#### [Prompt]
Set down the material below word for word, excluding the pictures.

#### [Information provided]
==============================

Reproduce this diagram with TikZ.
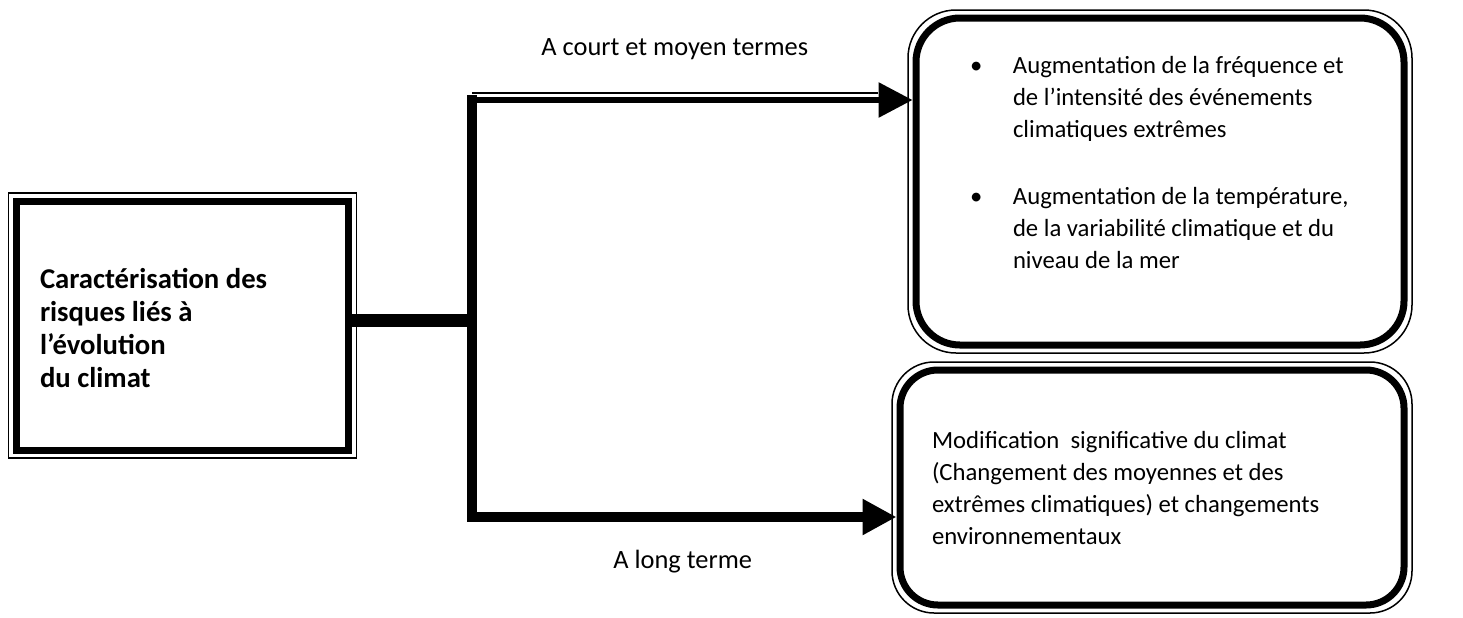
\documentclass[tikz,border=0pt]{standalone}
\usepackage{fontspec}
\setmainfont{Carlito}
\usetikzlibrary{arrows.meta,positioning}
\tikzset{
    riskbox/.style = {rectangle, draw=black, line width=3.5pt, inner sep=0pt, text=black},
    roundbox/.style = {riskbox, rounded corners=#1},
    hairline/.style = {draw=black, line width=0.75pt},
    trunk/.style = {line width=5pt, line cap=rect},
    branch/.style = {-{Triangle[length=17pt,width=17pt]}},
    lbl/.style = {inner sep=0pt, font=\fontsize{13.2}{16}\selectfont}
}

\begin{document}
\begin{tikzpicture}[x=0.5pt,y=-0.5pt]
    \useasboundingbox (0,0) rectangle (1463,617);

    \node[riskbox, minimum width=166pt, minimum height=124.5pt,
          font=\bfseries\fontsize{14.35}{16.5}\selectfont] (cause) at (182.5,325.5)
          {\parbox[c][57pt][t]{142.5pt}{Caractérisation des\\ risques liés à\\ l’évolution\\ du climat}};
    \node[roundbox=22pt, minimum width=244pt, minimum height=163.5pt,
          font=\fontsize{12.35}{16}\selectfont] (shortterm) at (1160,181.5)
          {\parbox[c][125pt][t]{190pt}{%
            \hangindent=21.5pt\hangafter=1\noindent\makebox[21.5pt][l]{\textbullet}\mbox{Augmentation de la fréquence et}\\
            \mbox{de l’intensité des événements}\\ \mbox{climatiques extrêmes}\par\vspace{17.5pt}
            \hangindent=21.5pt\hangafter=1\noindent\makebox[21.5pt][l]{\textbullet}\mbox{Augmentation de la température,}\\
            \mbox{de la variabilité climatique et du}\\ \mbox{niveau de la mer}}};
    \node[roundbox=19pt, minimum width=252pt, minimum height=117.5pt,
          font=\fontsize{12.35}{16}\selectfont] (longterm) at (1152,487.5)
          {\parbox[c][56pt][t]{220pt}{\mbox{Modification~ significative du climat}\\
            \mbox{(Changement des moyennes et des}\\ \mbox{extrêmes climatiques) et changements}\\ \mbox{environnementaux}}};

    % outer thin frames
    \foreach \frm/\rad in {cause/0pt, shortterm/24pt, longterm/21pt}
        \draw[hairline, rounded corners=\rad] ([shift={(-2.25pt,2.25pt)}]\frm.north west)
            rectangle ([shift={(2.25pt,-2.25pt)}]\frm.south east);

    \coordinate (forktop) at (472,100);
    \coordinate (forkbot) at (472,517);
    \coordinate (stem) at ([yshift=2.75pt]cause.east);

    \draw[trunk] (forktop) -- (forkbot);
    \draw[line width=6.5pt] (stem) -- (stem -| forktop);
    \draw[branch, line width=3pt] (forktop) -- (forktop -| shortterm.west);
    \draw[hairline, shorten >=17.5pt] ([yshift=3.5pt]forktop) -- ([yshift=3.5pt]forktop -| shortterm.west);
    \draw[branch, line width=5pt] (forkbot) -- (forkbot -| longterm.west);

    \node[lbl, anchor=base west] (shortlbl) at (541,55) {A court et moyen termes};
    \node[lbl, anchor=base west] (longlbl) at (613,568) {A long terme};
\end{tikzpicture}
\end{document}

==============================

#### [Task result]
Reproduce this diagram with TikZ.
\documentclass[tikz,border=0pt]{standalone}
\usepackage{fontspec}
\setmainfont{Carlito}
\usetikzlibrary{arrows.meta,positioning}
\tikzset{
    riskbox/.style = {rectangle, draw=black, line width=3.5pt, inner sep=0pt, text=black},
    roundbox/.style = {riskbox, rounded corners=#1},
    hairline/.style = {draw=black, line width=0.75pt},
    trunk/.style = {line width=5pt, line cap=rect},
    branch/.style = {-{Triangle[length=17pt,width=17pt]}},
    lbl/.style = {inner sep=0pt, font=\fontsize{13.2}{16}\selectfont}
}

\begin{document}
\begin{tikzpicture}[x=0.5pt,y=-0.5pt]
    \useasboundingbox (0,0) rectangle (1463,617);

    \node[riskbox, minimum width=166pt, minimum height=124.5pt,
          font=\bfseries\fontsize{14.35}{16.5}\selectfont] (cause) at (182.5,325.5)
          {\parbox[c][57pt][t]{142.5pt}{Caractérisation des\\ risques liés à\\ l’évolution\\ du climat}};
    \node[roundbox=22pt, minimum width=244pt, minimum height=163.5pt,
          font=\fontsize{12.35}{16}\selectfont] (shortterm) at (1160,181.5)
          {\parbox[c][125pt][t]{190pt}{%
            \hangindent=21.5pt\hangafter=1\noindent\makebox[21.5pt][l]{\textbullet}\mbox{Augmentation de la fréquence et}\\
            \mbox{de l’intensité des événements}\\ \mbox{climatiques extrêmes}\par\vspace{17.5pt}
            \hangindent=21.5pt\hangafter=1\noindent\makebox[21.5pt][l]{\textbullet}\mbox{Augmentation de la température,}\\
            \mbox{de la variabilité climatique et du}\\ \mbox{niveau de la mer}}};
    \node[roundbox=19pt, minimum width=252pt, minimum height=117.5pt,
          font=\fontsize{12.35}{16}\selectfont] (longterm) at (1152,487.5)
          {\parbox[c][56pt][t]{220pt}{\mbox{Modification~ significative du climat}\\
            \mbox{(Changement des moyennes et des}\\ \mbox{extrêmes climatiques) et changements}\\ \mbox{environnementaux}}};

    % outer thin frames
    \foreach \frm/\rad in {cause/0pt, shortterm/24pt, longterm/21pt}
        \draw[hairline, rounded corners=\rad] ([shift={(-2.25pt,2.25pt)}]\frm.north west)
            rectangle ([shift={(2.25pt,-2.25pt)}]\frm.south east);

    \coordinate (forktop) at (472,100);
    \coordinate (forkbot) at (472,517);
    \coordinate (stem) at ([yshift=2.75pt]cause.east);

    \draw[trunk] (forktop) -- (forkbot);
    \draw[line width=6.5pt] (stem) -- (stem -| forktop);
    \draw[branch, line width=3pt] (forktop) -- (forktop -| shortterm.west);
    \draw[hairline, shorten >=17.5pt] ([yshift=3.5pt]forktop) -- ([yshift=3.5pt]forktop -| shortterm.west);
    \draw[branch, line width=5pt] (forkbot) -- (forkbot -| longterm.west);

    \node[lbl, anchor=base west] (shortlbl) at (541,55) {A court et moyen termes};
    \node[lbl, anchor=base west] (longlbl) at (613,568) {A long terme};
\end{tikzpicture}
\end{document}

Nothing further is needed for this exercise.